Rows from a dataset of charts and code:
____________

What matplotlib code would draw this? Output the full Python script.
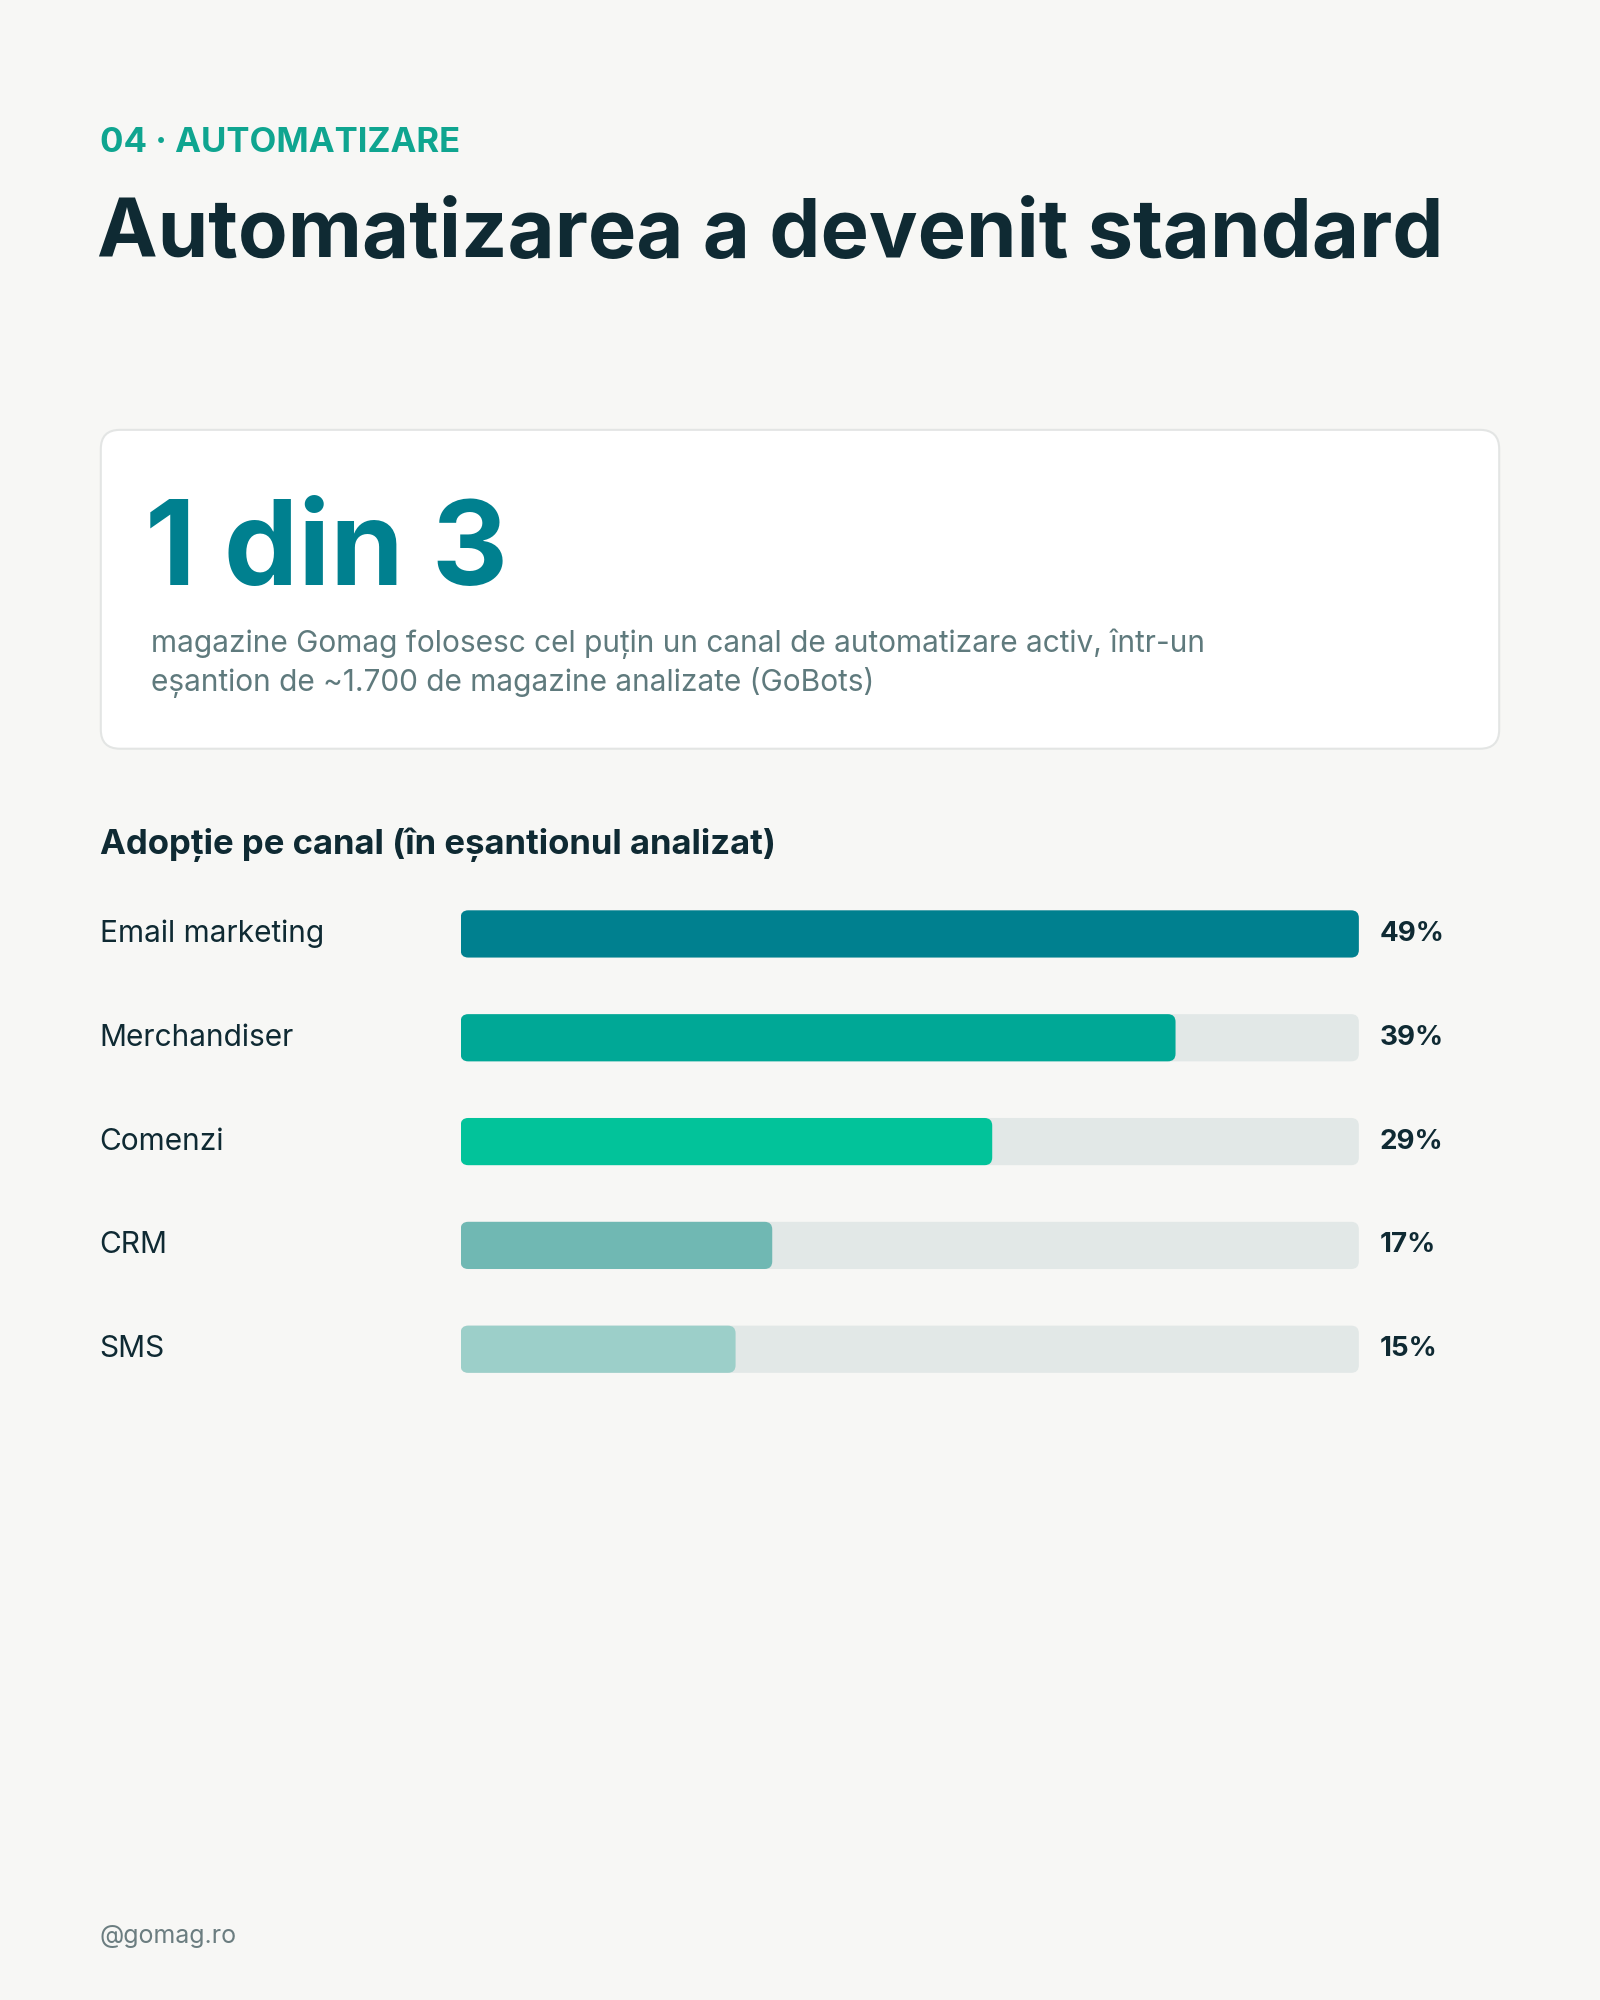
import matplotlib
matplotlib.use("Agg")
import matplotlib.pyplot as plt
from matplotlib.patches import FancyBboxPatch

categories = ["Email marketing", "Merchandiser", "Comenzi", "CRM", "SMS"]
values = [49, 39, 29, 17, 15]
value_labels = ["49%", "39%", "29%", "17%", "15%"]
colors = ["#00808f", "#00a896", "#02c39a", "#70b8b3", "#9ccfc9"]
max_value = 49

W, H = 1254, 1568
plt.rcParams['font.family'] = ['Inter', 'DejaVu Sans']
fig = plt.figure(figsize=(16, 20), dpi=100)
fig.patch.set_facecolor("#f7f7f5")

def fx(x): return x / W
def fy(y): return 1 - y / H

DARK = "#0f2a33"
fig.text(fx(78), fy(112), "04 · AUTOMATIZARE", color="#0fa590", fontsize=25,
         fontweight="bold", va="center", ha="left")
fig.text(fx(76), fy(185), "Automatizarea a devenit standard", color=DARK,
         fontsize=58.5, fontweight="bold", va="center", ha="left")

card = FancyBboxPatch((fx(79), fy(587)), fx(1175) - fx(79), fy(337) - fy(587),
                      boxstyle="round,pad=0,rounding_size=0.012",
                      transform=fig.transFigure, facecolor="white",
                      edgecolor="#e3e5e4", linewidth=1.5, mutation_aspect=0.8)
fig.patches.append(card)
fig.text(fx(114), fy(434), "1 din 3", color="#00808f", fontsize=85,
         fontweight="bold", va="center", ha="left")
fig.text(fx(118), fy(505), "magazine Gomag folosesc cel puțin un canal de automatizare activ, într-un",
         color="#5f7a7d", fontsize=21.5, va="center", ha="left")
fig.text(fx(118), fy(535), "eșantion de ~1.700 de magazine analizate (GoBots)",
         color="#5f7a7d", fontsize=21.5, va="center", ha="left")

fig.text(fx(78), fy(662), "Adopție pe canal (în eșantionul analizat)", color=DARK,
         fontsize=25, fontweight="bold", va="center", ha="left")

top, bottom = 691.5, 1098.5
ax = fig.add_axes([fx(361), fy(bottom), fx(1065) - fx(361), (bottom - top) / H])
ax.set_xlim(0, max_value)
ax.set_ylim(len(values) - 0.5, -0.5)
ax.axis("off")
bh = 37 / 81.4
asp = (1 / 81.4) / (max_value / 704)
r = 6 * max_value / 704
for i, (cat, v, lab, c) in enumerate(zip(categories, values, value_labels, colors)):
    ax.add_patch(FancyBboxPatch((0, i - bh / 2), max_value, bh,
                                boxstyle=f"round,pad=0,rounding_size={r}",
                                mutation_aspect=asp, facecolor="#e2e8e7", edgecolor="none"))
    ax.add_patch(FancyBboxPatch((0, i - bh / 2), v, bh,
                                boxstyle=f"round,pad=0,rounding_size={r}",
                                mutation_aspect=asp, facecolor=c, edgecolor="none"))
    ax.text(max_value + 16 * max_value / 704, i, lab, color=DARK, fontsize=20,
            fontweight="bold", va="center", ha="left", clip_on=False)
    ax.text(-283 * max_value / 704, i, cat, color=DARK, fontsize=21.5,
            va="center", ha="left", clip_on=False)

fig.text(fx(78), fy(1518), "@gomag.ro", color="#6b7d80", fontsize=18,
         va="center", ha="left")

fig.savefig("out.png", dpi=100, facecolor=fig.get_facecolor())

____________

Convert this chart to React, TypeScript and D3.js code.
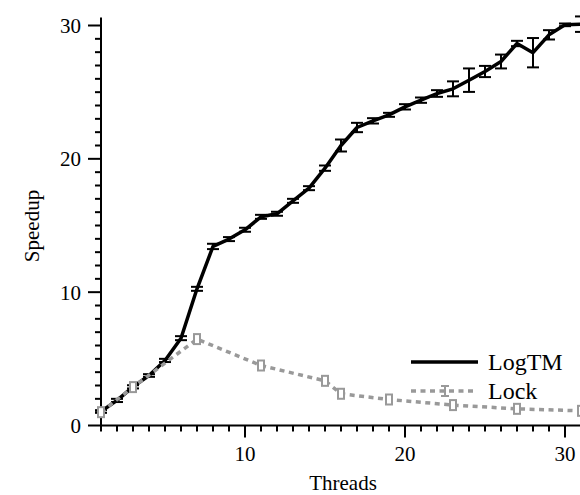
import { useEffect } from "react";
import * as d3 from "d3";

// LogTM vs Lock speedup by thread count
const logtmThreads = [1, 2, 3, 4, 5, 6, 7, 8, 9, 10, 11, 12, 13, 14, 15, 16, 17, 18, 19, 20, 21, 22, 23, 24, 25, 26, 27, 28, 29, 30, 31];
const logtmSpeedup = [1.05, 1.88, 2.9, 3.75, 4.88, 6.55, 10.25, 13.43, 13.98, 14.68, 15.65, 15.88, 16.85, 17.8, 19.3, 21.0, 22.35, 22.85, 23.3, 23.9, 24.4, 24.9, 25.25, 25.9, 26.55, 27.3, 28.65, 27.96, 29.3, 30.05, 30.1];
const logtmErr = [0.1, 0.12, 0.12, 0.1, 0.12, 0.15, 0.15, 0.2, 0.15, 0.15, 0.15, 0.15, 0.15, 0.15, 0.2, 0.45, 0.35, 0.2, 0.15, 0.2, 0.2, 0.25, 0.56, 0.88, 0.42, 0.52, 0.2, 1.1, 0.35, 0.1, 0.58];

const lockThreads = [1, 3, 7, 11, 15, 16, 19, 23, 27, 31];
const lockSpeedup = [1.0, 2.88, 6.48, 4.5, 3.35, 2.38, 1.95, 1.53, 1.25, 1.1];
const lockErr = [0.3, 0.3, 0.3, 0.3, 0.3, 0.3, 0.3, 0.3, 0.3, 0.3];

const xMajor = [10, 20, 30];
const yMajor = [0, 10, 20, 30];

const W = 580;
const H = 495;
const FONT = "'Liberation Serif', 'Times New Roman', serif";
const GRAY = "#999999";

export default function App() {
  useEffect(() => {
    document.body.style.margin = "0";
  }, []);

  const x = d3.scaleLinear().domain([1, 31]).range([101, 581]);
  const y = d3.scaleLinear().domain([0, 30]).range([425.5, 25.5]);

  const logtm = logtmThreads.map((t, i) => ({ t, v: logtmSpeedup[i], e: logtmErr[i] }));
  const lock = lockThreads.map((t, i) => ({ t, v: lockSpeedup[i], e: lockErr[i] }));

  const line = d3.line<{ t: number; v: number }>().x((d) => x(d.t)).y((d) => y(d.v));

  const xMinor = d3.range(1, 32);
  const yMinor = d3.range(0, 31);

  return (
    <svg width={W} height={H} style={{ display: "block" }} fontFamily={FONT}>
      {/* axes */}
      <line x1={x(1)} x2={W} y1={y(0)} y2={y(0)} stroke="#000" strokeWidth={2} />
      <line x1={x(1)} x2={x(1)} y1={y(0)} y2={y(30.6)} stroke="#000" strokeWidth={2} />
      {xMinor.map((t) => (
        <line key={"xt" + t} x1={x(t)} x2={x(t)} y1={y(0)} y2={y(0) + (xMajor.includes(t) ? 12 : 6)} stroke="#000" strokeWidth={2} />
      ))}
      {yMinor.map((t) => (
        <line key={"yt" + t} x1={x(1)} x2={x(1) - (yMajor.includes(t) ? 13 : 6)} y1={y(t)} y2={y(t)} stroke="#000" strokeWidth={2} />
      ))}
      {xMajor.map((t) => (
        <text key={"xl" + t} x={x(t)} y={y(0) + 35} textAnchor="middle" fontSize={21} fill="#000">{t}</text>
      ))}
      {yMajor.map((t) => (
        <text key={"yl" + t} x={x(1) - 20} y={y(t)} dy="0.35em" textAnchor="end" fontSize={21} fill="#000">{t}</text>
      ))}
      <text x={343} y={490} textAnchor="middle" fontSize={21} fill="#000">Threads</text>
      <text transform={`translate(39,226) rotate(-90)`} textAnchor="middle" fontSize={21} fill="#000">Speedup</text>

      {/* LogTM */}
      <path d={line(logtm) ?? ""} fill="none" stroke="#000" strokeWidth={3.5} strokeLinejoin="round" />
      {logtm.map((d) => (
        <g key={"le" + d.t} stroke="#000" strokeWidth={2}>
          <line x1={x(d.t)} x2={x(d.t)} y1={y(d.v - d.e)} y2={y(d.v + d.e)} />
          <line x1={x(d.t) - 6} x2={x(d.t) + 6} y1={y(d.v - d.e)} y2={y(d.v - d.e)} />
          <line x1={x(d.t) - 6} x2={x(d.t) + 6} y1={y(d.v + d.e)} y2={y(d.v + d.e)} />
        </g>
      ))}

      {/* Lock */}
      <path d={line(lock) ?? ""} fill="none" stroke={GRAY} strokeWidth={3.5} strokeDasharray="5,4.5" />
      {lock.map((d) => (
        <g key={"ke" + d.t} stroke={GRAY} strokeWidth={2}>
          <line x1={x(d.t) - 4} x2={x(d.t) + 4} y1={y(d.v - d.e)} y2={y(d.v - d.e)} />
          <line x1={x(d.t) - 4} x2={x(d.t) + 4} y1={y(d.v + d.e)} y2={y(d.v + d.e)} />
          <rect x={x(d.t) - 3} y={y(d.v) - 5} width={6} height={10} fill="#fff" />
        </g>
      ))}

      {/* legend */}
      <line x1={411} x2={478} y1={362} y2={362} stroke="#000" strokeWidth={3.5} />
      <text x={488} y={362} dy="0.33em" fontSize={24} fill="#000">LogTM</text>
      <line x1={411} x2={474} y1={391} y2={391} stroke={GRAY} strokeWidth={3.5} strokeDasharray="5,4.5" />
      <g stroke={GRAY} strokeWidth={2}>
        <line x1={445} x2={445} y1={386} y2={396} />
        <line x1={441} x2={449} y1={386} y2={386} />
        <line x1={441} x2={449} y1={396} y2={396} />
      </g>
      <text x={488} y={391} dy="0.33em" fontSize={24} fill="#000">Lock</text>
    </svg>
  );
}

____________

#### GIVEN PROBLEM
Beginning with the line above that contains "What matplotlib code" and finishing with the line that contains "def fy(y): return 1 - y / H", print those lines exactly and only. Skip all pictures.

#### RIGHT ANSWER
What matplotlib code would draw this? Output the full Python script.
import matplotlib
matplotlib.use("Agg")
import matplotlib.pyplot as plt
from matplotlib.patches import FancyBboxPatch

categories = ["Email marketing", "Merchandiser", "Comenzi", "CRM", "SMS"]
values = [49, 39, 29, 17, 15]
value_labels = ["49%", "39%", "29%", "17%", "15%"]
colors = ["#00808f", "#00a896", "#02c39a", "#70b8b3", "#9ccfc9"]
max_value = 49

W, H = 1254, 1568
plt.rcParams['font.family'] = ['Inter', 'DejaVu Sans']
fig = plt.figure(figsize=(16, 20), dpi=100)
fig.patch.set_facecolor("#f7f7f5")

def fx(x): return x / W
def fy(y): return 1 - y / H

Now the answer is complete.